Without the pictures, can you quote each line below exactly?
◆ ◆ ◆
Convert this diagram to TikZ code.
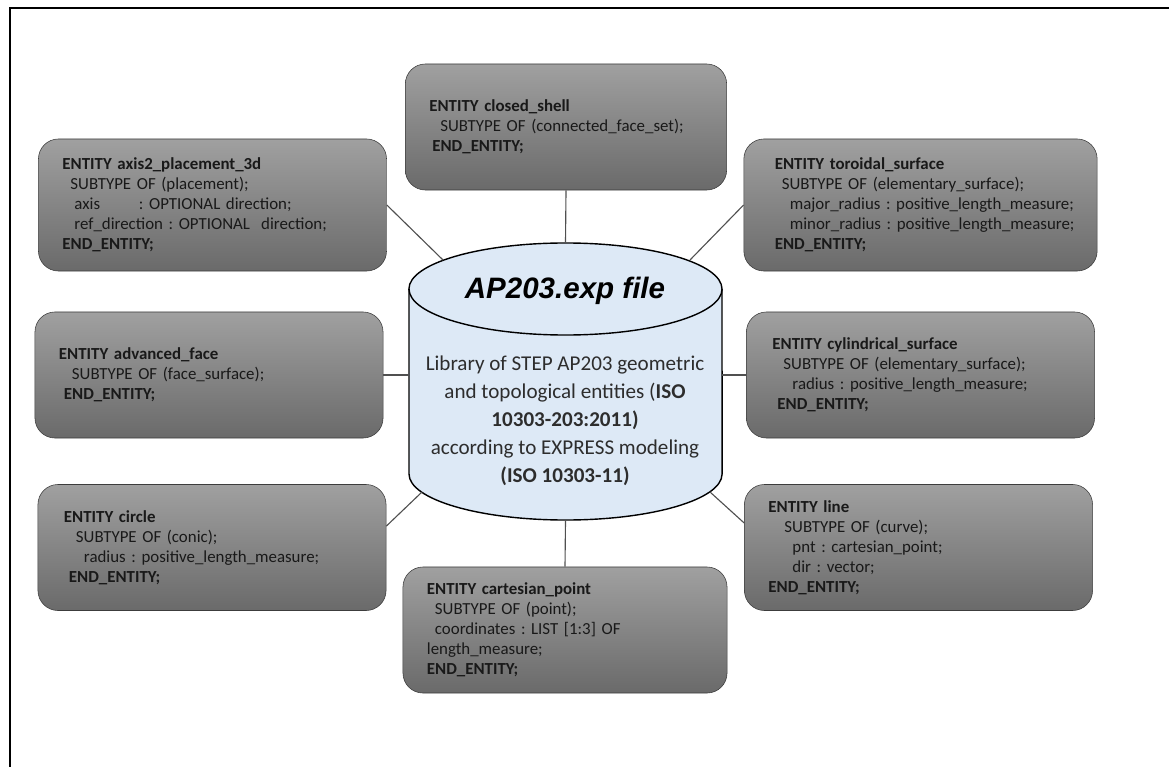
\documentclass[tikz,border=0pt]{standalone}
\usepackage{fontspec}
\setmainfont{Carlito}
\newfontfamily\arialfont{Liberation Sans}
\frenchspacing
\hyphenpenalty=10000
\definecolor{boxtop}{RGB}{160,160,160}
\definecolor{boxbot}{RGB}{106,106,106}
\definecolor{boxline}{RGB}{60,60,60}
\definecolor{boxtext}{RGB}{25,25,25}
\definecolor{dbfill}{RGB}{221,233,246}
\definecolor{dbtext}{RGB}{45,45,45}
\definecolor{wirecol}{RGB}{80,80,80}
\newlength\pxu
\setlength\pxu{0.025cm}
\newcommand\indpx[1]{\hspace*{#1\pxu}}
\tikzset{
  entity/.style={draw=boxline, rounded corners=0.5cm, top color=boxtop, bottom color=boxbot,
    text width=7.5cm, minimum height=3.15cm, inner xsep=0.6cm, align=left, text=boxtext,
    font=\fontsize{12}{14.2}\selectfont},
  wire/.style={draw=wirecol, line width=0.8pt},
  ends/.style={x radius=3.9125cm, y radius=1.15cm},
}
\begin{document}
\begin{tikzpicture}[x=0.025cm, y=-0.025cm]
  \useasboundingbox (0,0) rectangle (1169,767);
  \draw[line width=1.8pt] (1169,8) -- (10,8) -- (10,767);

  \draw[line width=1pt, fill=dbfill] (409,289) -- (409,474) arc[start angle=180, end angle=360, ends]
    -- (722,289) arc[start angle=0, end angle=180, ends] -- cycle;
  \draw[line width=1pt] (409,289) arc[start angle=180, end angle=360, ends];
  \node[minimum width=7.825cm, minimum height=6.925cm, inner sep=0pt] (lib) at (565.5,381.5) {};
  \coordinate (libnw) at (443,260);
  \coordinate (libne) at (690,260);
  \coordinate (libsw) at (422,492);
  \coordinate (libse) at (710,492);
  \node[font=\arialfont\bfseries\itshape\fontsize{21}{25}\selectfont] (title) at (565,291) {AP203.exp file};
  \node[align=center, text=dbtext, font=\fontsize{15}{19.9}\selectfont] (about) at (565,421)
    {Library of STEP AP203 geometric\\ and topological entities (\textbf{ISO}\\ \textbf{10303-203:2011)}\\
     according to EXPRESS modeling\\ \textbf{(ISO 10303-11)}};

  \node[entity, minimum height=3.3cm] (axis) at (212.5,205)
    {\textbf{ENTITY axis2\_placement\_3d}\\
     \indpx{8}SUBTYPE OF (placement);\\
     \indpx{12}axis\hspace{2.3em}: OPTIONAL direction;\\
     \indpx{12}ref\_direction : OPTIONAL\ \ direction;\\
     \textbf{END\_ENTITY;}};
  \node[entity, text width=6.83cm] (shell) at (566,127)
    {\textbf{ENTITY closed\_shell}\\
     \indpx{11}SUBTYPE OF (connected\_face\_set);\\
     \indpx{3}\textbf{END\_ENTITY;}};
  \node[entity, text width=8.03cm, inner xsep=0.4cm, minimum height=3.3cm] (toroidal) at (920.5,205)
    {\indpx{15}\textbf{ENTITY toroidal\_surface}\\
     \indpx{22}SUBTYPE OF (elementary\_surface);\\
     \indpx{30}major\_radius : positive\_length\_measure;\\
     \indpx{30}minor\_radius : positive\_length\_measure;\\
     \indpx{15}\textbf{END\_ENTITY;}};
  \node[entity] (adv) at (209,375)
    {\textbf{ENTITY advanced\_face}\\
     \indpx{13}SUBTYPE OF (face\_surface);\\
     \indpx{5}\textbf{END\_ENTITY;}};
  \node[entity] (cyl) at (920.5,375)
    {\indpx{2}\textbf{ENTITY cylindrical\_surface}\\
     \indpx{13}SUBTYPE OF (elementary\_surface);\\
     \indpx{22}radius : positive\_length\_measure;\\
     \indpx{7}\textbf{END\_ENTITY;}};
  \node[entity] (circle) at (212,547.5)
    {\indpx{2}\textbf{ENTITY circle}\\
     \indpx{14}SUBTYPE OF (conic);\\
     \indpx{22}radius : positive\_length\_measure;\\
     \indpx{7}\textbf{END\_ENTITY;}};
  \node[entity] (line) at (918.5,547.5)
    {\textbf{ENTITY line}\\
     \indpx{16}SUBTYPE OF (curve);\\
     \indpx{24}pnt : cartesian\_point;\\
     \indpx{24}dir : vector;\\
     \textbf{END\_ENTITY;}};
  \node[entity, text width=6.9cm] (cart) at (565,630)
    {\textbf{ENTITY cartesian\_point}\\
     \indpx{8}SUBTYPE OF (point);\\
     \indpx{8}coordinates : LIST [1:3] OF\\
     length\_measure;\\
     \textbf{END\_ENTITY;}};

  \draw[wire] (shell.south) -- (lib.north);
  \draw[wire] (axis.east) -- (libnw);
  \draw[wire] (toroidal.west) -- (libne);
  \draw[wire] (adv.east) -- (adv.east -| lib.west);
  \draw[wire] (cyl.west) -- (cyl.west -| lib.east);
  \draw[wire] (circle.7) -- (libsw);
  \draw[wire] (line.172) -- (libse);
  \draw[wire] (lib.south) -- (cart.north);
\end{tikzpicture}
\end{document}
◆ ◆ ◆
Expected output
Convert this diagram to TikZ code.
\documentclass[tikz,border=0pt]{standalone}
\usepackage{fontspec}
\setmainfont{Carlito}
\newfontfamily\arialfont{Liberation Sans}
\frenchspacing
\hyphenpenalty=10000
\definecolor{boxtop}{RGB}{160,160,160}
\definecolor{boxbot}{RGB}{106,106,106}
\definecolor{boxline}{RGB}{60,60,60}
\definecolor{boxtext}{RGB}{25,25,25}
\definecolor{dbfill}{RGB}{221,233,246}
\definecolor{dbtext}{RGB}{45,45,45}
\definecolor{wirecol}{RGB}{80,80,80}
\newlength\pxu
\setlength\pxu{0.025cm}
\newcommand\indpx[1]{\hspace*{#1\pxu}}
\tikzset{
  entity/.style={draw=boxline, rounded corners=0.5cm, top color=boxtop, bottom color=boxbot,
    text width=7.5cm, minimum height=3.15cm, inner xsep=0.6cm, align=left, text=boxtext,
    font=\fontsize{12}{14.2}\selectfont},
  wire/.style={draw=wirecol, line width=0.8pt},
  ends/.style={x radius=3.9125cm, y radius=1.15cm},
}
\begin{document}
\begin{tikzpicture}[x=0.025cm, y=-0.025cm]
  \useasboundingbox (0,0) rectangle (1169,767);
  \draw[line width=1.8pt] (1169,8) -- (10,8) -- (10,767);

  \draw[line width=1pt, fill=dbfill] (409,289) -- (409,474) arc[start angle=180, end angle=360, ends]
    -- (722,289) arc[start angle=0, end angle=180, ends] -- cycle;
  \draw[line width=1pt] (409,289) arc[start angle=180, end angle=360, ends];
  \node[minimum width=7.825cm, minimum height=6.925cm, inner sep=0pt] (lib) at (565.5,381.5) {};
  \coordinate (libnw) at (443,260);
  \coordinate (libne) at (690,260);
  \coordinate (libsw) at (422,492);
  \coordinate (libse) at (710,492);
  \node[font=\arialfont\bfseries\itshape\fontsize{21}{25}\selectfont] (title) at (565,291) {AP203.exp file};
  \node[align=center, text=dbtext, font=\fontsize{15}{19.9}\selectfont] (about) at (565,421)
    {Library of STEP AP203 geometric\\ and topological entities (\textbf{ISO}\\ \textbf{10303-203:2011)}\\
     according to EXPRESS modeling\\ \textbf{(ISO 10303-11)}};

  \node[entity, minimum height=3.3cm] (axis) at (212.5,205)
    {\textbf{ENTITY axis2\_placement\_3d}\\
     \indpx{8}SUBTYPE OF (placement);\\
     \indpx{12}axis\hspace{2.3em}: OPTIONAL direction;\\
     \indpx{12}ref\_direction : OPTIONAL\ \ direction;\\
     \textbf{END\_ENTITY;}};
  \node[entity, text width=6.83cm] (shell) at (566,127)
    {\textbf{ENTITY closed\_shell}\\
     \indpx{11}SUBTYPE OF (connected\_face\_set);\\
     \indpx{3}\textbf{END\_ENTITY;}};
  \node[entity, text width=8.03cm, inner xsep=0.4cm, minimum height=3.3cm] (toroidal) at (920.5,205)
    {\indpx{15}\textbf{ENTITY toroidal\_surface}\\
     \indpx{22}SUBTYPE OF (elementary\_surface);\\
     \indpx{30}major\_radius : positive\_length\_measure;\\
     \indpx{30}minor\_radius : positive\_length\_measure;\\
     \indpx{15}\textbf{END\_ENTITY;}};
  \node[entity] (adv) at (209,375)
    {\textbf{ENTITY advanced\_face}\\
     \indpx{13}SUBTYPE OF (face\_surface);\\
     \indpx{5}\textbf{END\_ENTITY;}};
  \node[entity] (cyl) at (920.5,375)
    {\indpx{2}\textbf{ENTITY cylindrical\_surface}\\
     \indpx{13}SUBTYPE OF (elementary\_surface);\\
     \indpx{22}radius : positive\_length\_measure;\\
     \indpx{7}\textbf{END\_ENTITY;}};
  \node[entity] (circle) at (212,547.5)
    {\indpx{2}\textbf{ENTITY circle}\\
     \indpx{14}SUBTYPE OF (conic);\\
     \indpx{22}radius : positive\_length\_measure;\\
     \indpx{7}\textbf{END\_ENTITY;}};
  \node[entity] (line) at (918.5,547.5)
    {\textbf{ENTITY line}\\
     \indpx{16}SUBTYPE OF (curve);\\
     \indpx{24}pnt : cartesian\_point;\\
     \indpx{24}dir : vector;\\
     \textbf{END\_ENTITY;}};
  \node[entity, text width=6.9cm] (cart) at (565,630)
    {\textbf{ENTITY cartesian\_point}\\
     \indpx{8}SUBTYPE OF (point);\\
     \indpx{8}coordinates : LIST [1:3] OF\\
     length\_measure;\\
     \textbf{END\_ENTITY;}};

  \draw[wire] (shell.south) -- (lib.north);
  \draw[wire] (axis.east) -- (libnw);
  \draw[wire] (toroidal.west) -- (libne);
  \draw[wire] (adv.east) -- (adv.east -| lib.west);
  \draw[wire] (cyl.west) -- (cyl.west -| lib.east);
  \draw[wire] (circle.7) -- (libsw);
  \draw[wire] (line.172) -- (libse);
  \draw[wire] (lib.south) -- (cart.north);
\end{tikzpicture}
\end{document}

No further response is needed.